One story from the late 1990s remains with Salomonsky.
A former Navy nurse with dementia had recently moved into a facility. When she turned 100, JFS staff attended a large celebration for her at the facility, complete with decorations, food, and entertainment. But throughout the party, the woman sat quietly, staring at her hands.
Then, her guardian representative brought her an assortment of Hershey chocolate bars, and suddenly the woman lit up, spending the rest of the afternoon happily arranging and admiring them.
“It taught me that the big party didn’t matter,” Salomonsky says. “What mattered was that someone knew her well enough to know she loved Hershey bars.”
That same commitment to individualized care extends to clients living on the margins. Salomonsky describes one man who chooses to remain homeless, despite the program’s efforts to help him find housing.
“But when he’s sick, or there’s a storm, he calls us,” she says. “He knows someone will be there for him.”
Salomonsky’s sense of communal responsibility stretches back generations. Both her family and her husband’s family have deep roots in Tidewater – since the early 1900s.
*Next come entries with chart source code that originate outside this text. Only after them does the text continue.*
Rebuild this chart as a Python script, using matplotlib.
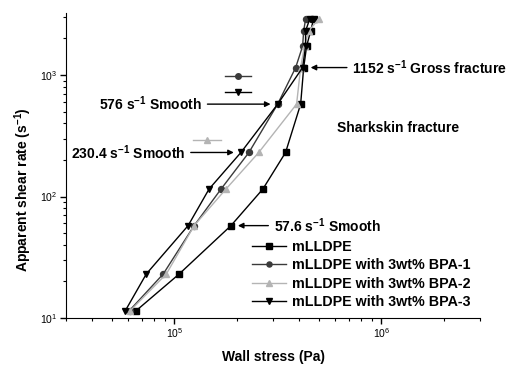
import matplotlib
matplotlib.use("Agg")
import matplotlib.pyplot as plt
from matplotlib.ticker import LogLocator

plt.rcParams['font.family'] = ['Liberation Sans', 'DejaVu Sans']
plt.rcParams['mathtext.fontset'] = 'custom'
plt.rcParams['mathtext.rm'] = 'Liberation Sans'
plt.rcParams['mathtext.bf'] = 'Liberation Sans:bold'

# Data
shear_rate = [11.52, 23.04, 57.6, 115.2, 230.4, 576, 1152, 1728, 2304, 2880]
stress_mlldpe = [65600, 105700, 188000, 268000, 345000, 408000, 422000, 436000, 456000, 471000]
stress_bpa1 = [60800, 88500, 124800, 168300, 229500, 316000, 386000, 417000, 422000, 431000]
stress_bpa2 = [61400, 91600, 124800, 177800, 256000, 390000, 408000, 426000, 446000, 498000]
stress_bpa3 = [58100, 73300, 116700, 147300, 210000, 316000, 417000, 431000, 431000, 451000]

labels = ['mLLDPE', 'mLLDPE with 3wt% BPA-1', 'mLLDPE with 3wt% BPA-2', 'mLLDPE with 3wt% BPA-3']
colors = ['black', '#3a3a3a', '#b4b4b4', 'black']
markers = ['s', 'o', '^', 'v']

fig = plt.figure(figsize=(5.07, 3.67), dpi=100)
ax = fig.add_axes([66 / 507, 1 - 318 / 367, 414 / 507, 305 / 367])

for xs, lab, c, m in zip([stress_mlldpe, stress_bpa1, stress_bpa2, stress_bpa3], labels, colors, markers):
    ax.plot(xs, shear_rate, color=c, marker=m, markersize=4.3, lw=1.0, label=lab)

ax.set_xscale('log')
ax.set_yscale('log')
ax.set_xlim(3e4, 3e6)
ax.set_ylim(10, 3240)

ax.spines['top'].set_visible(False)
ax.spines['right'].set_visible(False)
ax.xaxis.set_minor_locator(LogLocator(base=10, subs=range(2, 10), numticks=20))
ax.yaxis.set_minor_locator(LogLocator(base=10, subs=range(2, 10), numticks=20))
ax.tick_params(which='major', direction='out', length=4, width=1, labelsize=7.5, pad=2)
ax.tick_params(which='minor', direction='out', length=2.5, width=0.8)

sup = '$^{\\mathbf{-1}}$'
ax.set_xlabel('Wall stress (Pa)', fontsize=10, fontweight='bold')
ax.set_ylabel('Apparent shear rate (s' + sup + ')', fontsize=10, fontweight='bold')
ax.yaxis.set_label_coords(-0.078, 0.42)
ax.xaxis.set_label_coords(0.5, -0.105)

# Annotations
arrow = dict(arrowstyle='-|>', color='black', lw=1.0, mutation_scale=8, shrinkA=2, shrinkB=0)
ax.annotate('1152 s' + sup + ' Gross fracture', xy=(456000, 1152), xytext=(726000, 1152),
            ha='left', va='center', fontsize=10, fontweight='bold', arrowprops=arrow)
ax.annotate('576 s' + sup + ' Smooth', xy=(292000, 576), xytext=(136000, 576),
            ha='right', va='center', fontsize=10, fontweight='bold', arrowprops=arrow)
ax.annotate('230.4 s' + sup + ' Smooth', xy=(194000, 230.4), xytext=(113000, 230.4),
            ha='right', va='center', fontsize=10, fontweight='bold', arrowprops=arrow)
ax.annotate('57.6 s' + sup + ' Smooth', xy=(203000, 57.6), xytext=(303000, 57.6),
            ha='left', va='center', fontsize=10, fontweight='bold', arrowprops=arrow)
ax.text(608000, 366, 'Sharkskin fracture', ha='left', va='center', fontsize=10, fontweight='bold')

# stray legend keys near the annotations
keys = [(0.384, 0.447, 0.793, colors[1], markers[1]),
        (0.384, 0.447, 0.741, colors[3], markers[3]),
        (0.307, 0.374, 0.584, colors[2], markers[2])]
for x0, x1, y, c, m in keys:
    ax.plot([x0, (x0 + x1) / 2, x1], [y, y, y], color=c, marker=m, markersize=4, lw=1.0,
            markevery=[1], transform=ax.transAxes, clip_on=False)

ax.legend(loc='lower left', bbox_to_anchor=((252 - 66) / 414, 0.03), frameon=False,
          prop={'weight': 'bold', 'size': 10.3}, handlelength=2.4, handletextpad=0.4,
          labelspacing=0.3, borderpad=0, borderaxespad=0, markerscale=0.85)

fig.savefig('out.png', dpi=100)
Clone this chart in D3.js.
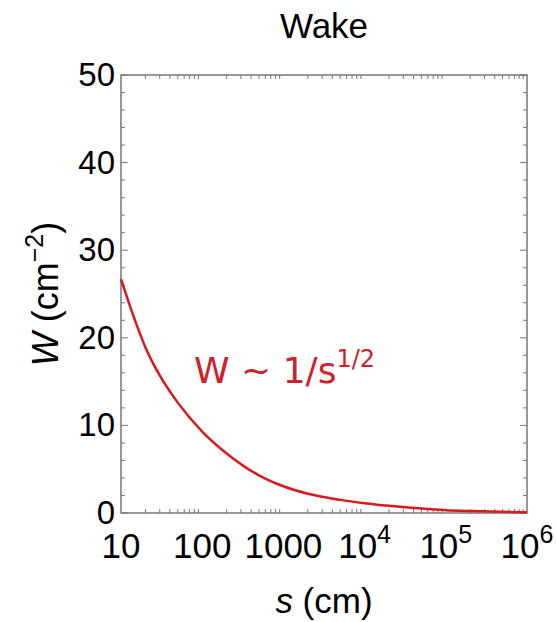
<!DOCTYPE html>
<html>
<head>
<meta charset="utf-8">
<script src="https://cdn.jsdelivr.net/npm/d3@7"></script>
<style>
  body { margin: 0; background: #fff; }
</style>
</head>
<body>
<svg id="chart" width="557" height="622"></svg>
<script>
// wake curve (s in cm, W in cm^-2)
const sValues = [10, 15, 20, 30, 50, 100, 200, 500, 1000, 2000, 5000, 1e4, 2e4, 5e4, 1e5, 2e5, 5e5, 1e6];
const wValues = [26.7, 21.9, 18.9, 15.7, 12.6, 9.3, 6.8, 4.3, 3.05, 2.2, 1.5, 1.12, 0.82, 0.5, 0.32, 0.22, 0.13, 0.09];

const xTicks = [10, 100, 1000, 1e4, 1e5, 1e6];
const yTicks = [0, 10, 20, 30, 40, 50];

const svg = d3.select("#chart");
const margin = { left: 121, right: 30, top: 75, bottom: 109 };
const W = 557, H = 622;
const x = d3.scaleLog().domain([10, 1e6]).range([margin.left, W - margin.right]);
const y = d3.scaleLinear().domain([0, 50]).range([H - margin.bottom, margin.top]);

const frameColor = "#777";
const font = "'Liberation Sans', Arial, sans-serif";

// minor ticks: 2..9 per decade, every 2 units on y
const xMinor = [];
d3.range(1, 6).forEach((e) => {
  for (let k = 2; k <= 9; k++) xMinor.push(k * Math.pow(10, e));
});
const yMinor = d3.range(0, 51, 2).filter((v) => v % 10 !== 0);

const g = svg.append("g").style("font-family", font);

// frame
g.append("rect")
  .attr("x", x.range()[0])
  .attr("y", y.range()[1])
  .attr("width", x.range()[1] - x.range()[0])
  .attr("height", y.range()[0] - y.range()[1])
  .attr("fill", "none")
  .attr("stroke", frameColor)
  .attr("stroke-width", 1.5);

// tick marks drawn inward on all four sides
const tickG = g.append("g").attr("stroke", frameColor).attr("stroke-width", 1);
const y0 = y(0), y1 = y(50), x0 = x(10), x1 = x(1e6);

tickG.selectAll(".xb")
  .data(xMinor)
  .join("line")
  .attr("x1", (d) => x(d)).attr("x2", (d) => x(d))
  .attr("y1", y0).attr("y2", y0 - 4);
tickG.selectAll(".xt")
  .data(xMinor)
  .join("line")
  .attr("x1", (d) => x(d)).attr("x2", (d) => x(d))
  .attr("y1", y1).attr("y2", y1 + 4);

tickG.selectAll(".yl")
  .data(yMinor)
  .join("line")
  .attr("x1", x0).attr("x2", x0 + 4)
  .attr("y1", (d) => y(d)).attr("y2", (d) => y(d));
tickG.selectAll(".yr")
  .data(yMinor)
  .join("line")
  .attr("x1", x1).attr("x2", x1 - 4)
  .attr("y1", (d) => y(d)).attr("y2", (d) => y(d));
tickG.selectAll(".ylM")
  .data(yTicks)
  .join("line")
  .attr("x1", x0).attr("x2", x0 + 7)
  .attr("y1", (d) => y(d)).attr("y2", (d) => y(d));
tickG.selectAll(".yrM")
  .data(yTicks)
  .join("line")
  .attr("x1", x1).attr("x2", x1 - 7)
  .attr("y1", (d) => y(d)).attr("y2", (d) => y(d));

// y tick labels
g.append("g")
  .selectAll("text")
  .data(yTicks)
  .join("text")
  .attr("x", x0 - 6)
  .attr("y", (d) => y(d) + 11)
  .attr("text-anchor", "end")
  .attr("font-size", 33)
  .text((d) => d);

// x tick labels, powers shown with superscripts
const xl = g.append("g")
  .selectAll("text")
  .data(xTicks)
  .join("text")
  .attr("x", (d) => x(d))
  .attr("y", y0 + 45)
  .attr("text-anchor", "middle")
  .attr("font-size", 35);
xl.each(function (d) {
  const t = d3.select(this);
  const e = Math.round(Math.log10(d));
  if (e <= 3) {
    t.text(d);
  } else {
    t.append("tspan").text("10");
    t.append("tspan").attr("font-size", 25).attr("dy", -15).text(e);
  }
});

// curve
const line = d3.line()
  .x((d, i) => x(sValues[i]))
  .y((d) => y(d))
  .curve(d3.curveMonotoneX);

g.append("path")
  .datum(wValues)
  .attr("d", line)
  .attr("fill", "none")
  .attr("stroke", "#d7191c")
  .attr("stroke-width", 2.5);

// annotation
const ann = g.append("text")
  .attr("x", 194)
  .attr("y", 383)
  .attr("fill", "#d0202a")
  .style("font-family", "'DejaVu Sans', sans-serif")
  .attr("font-size", 36);
ann.append("tspan").text("W ~ 1/s");
ann.append("tspan").attr("font-size", 24).attr("dy", -16).text("1/2");

// title
g.append("text")
  .attr("x", (x0 + x1) / 2)
  .attr("y", 38)
  .attr("text-anchor", "middle")
  .attr("font-size", 35)
  .text("Wake");

// x axis label
const xlab = g.append("text")
  .attr("x", (x0 + x1) / 2)
  .attr("y", 613)
  .attr("text-anchor", "middle")
  .attr("font-size", 35);
xlab.append("tspan").attr("font-style", "italic").text("s");
xlab.append("tspan").text(" (cm)");

// y axis label
const ylab = g.append("text")
  .attr("transform", `translate(58, ${(y0 + y1) / 2}) rotate(-90)`)
  .attr("text-anchor", "middle")
  .attr("font-size", 36);
ylab.append("tspan").attr("font-style", "italic").text("W");
ylab.append("tspan").text(" (cm");
ylab.append("tspan").attr("font-size", 25).attr("dy", -15).text("−2");
ylab.append("tspan").attr("dy", 15).text(")");
</script>
</body>
</html>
In fact, her grandfather was among the founders of Brith Sholom Lodge.
Her great-grandfather, Abraham Silverman, owned a fish market in Norfolk and on Friday nights, he would often bring newly arrived Jewish immigrants home from the port to share Shabbat dinner with the family.
“My great-grandmother would make huge trays of gefilte fish from the market,” Salomonsky says. “I grew up hearing those stories from my mother, and they taught me that you show up for your community. You welcome people in.”
That’s a way of way of life Salomonsky has lived with her husband, Edwin, and modeled for her four children and seven grandchildren.
Though she never initially planned to become a Jewish communal professional, Salomonsky says helping others through the Jewish community always felt natural.
Now, decades after helping build a program that changed lives across the Commonwealth, Salomonsky remains focused on the same simple lesson she learned from her family and from the clients she has served: meaningful care starts with truly seeing another person.
Her advice to future Jewish leaders is equally straightforward: “Get involved. And don’t be afraid to try something new.”